Nearly 30 years later, and I've gotten over my fear of Cosmic Creeps-but what should I discover when doing some research about the game? The instruction booklet-which I never owned-refers to the missiles as "boppers," and explains that these unfortunate souls simply get "bopped" in lieu of dying. Had I known that, I doubt my experience would be as memorable.

Mike's first brush with gaming happened in an all-time classic. Way to check out in style.
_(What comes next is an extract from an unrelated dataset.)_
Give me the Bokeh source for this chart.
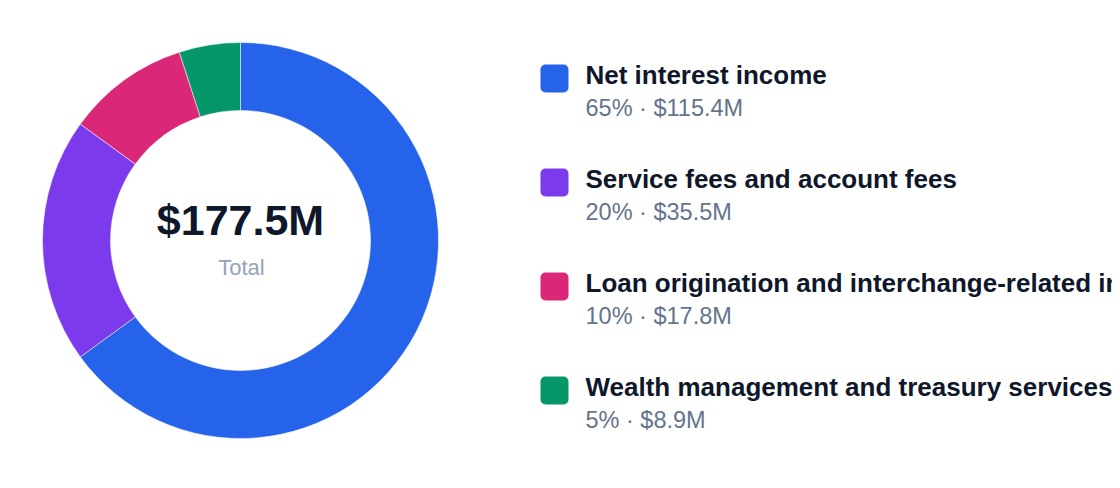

Mike Williams, Associate Editor

Game: Super Mario Bros. (NES, 1986)

I'm going to be 100 percent honest with you folks. I've never beaten the first Super Mario Bros. When I was younger, I just didn't have the patience to continue hacking at the game and I moved on (to harder games, but that's beside the point). Now that I'm older I just haven't had the wherewithal to go back and play the first game. I owned Super Mario All-Stars on Super Nintendo and I've since picked up the 25th Anniversary Edition for the Wii, but that's so I can go back and play Super Mario Bros 2 and 3 again. For me, Super Mario Bros is a vestigial tail; something the franchise needed in the beginning, but has since has moved past.
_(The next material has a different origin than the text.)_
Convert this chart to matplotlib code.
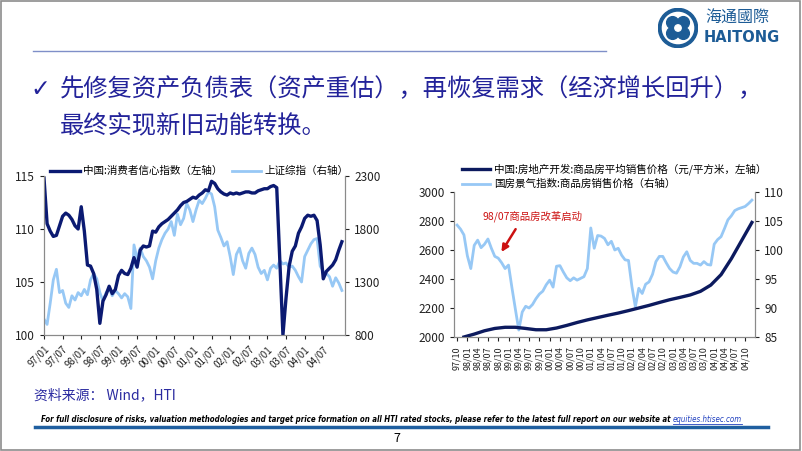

So my first death is in Super Mario Bros, because it was one of the first games I ever played. I've pretty sure that I died in a pit somewhere in that game. Probably in the first level. It was always the pits in Super Mario Bros. Enemies are annoying, but I rarely found myself dying against them. It was always an ill-timed or executed jump that lead to my demise. In Mario, like in Mega Man, the environment always ends up being deadlier than the enemies in your path.

I didn't beat Super Mario Bros because it was particularly hard. I got to World 8-4 and that's where young Mike checked out. 8-4 has to be traversed in a specific order to get to the end, and after what felt like years of going through the same thing over and over again, young Mike just said "screw it." I turned off the system, switched to a different game, and never looked back.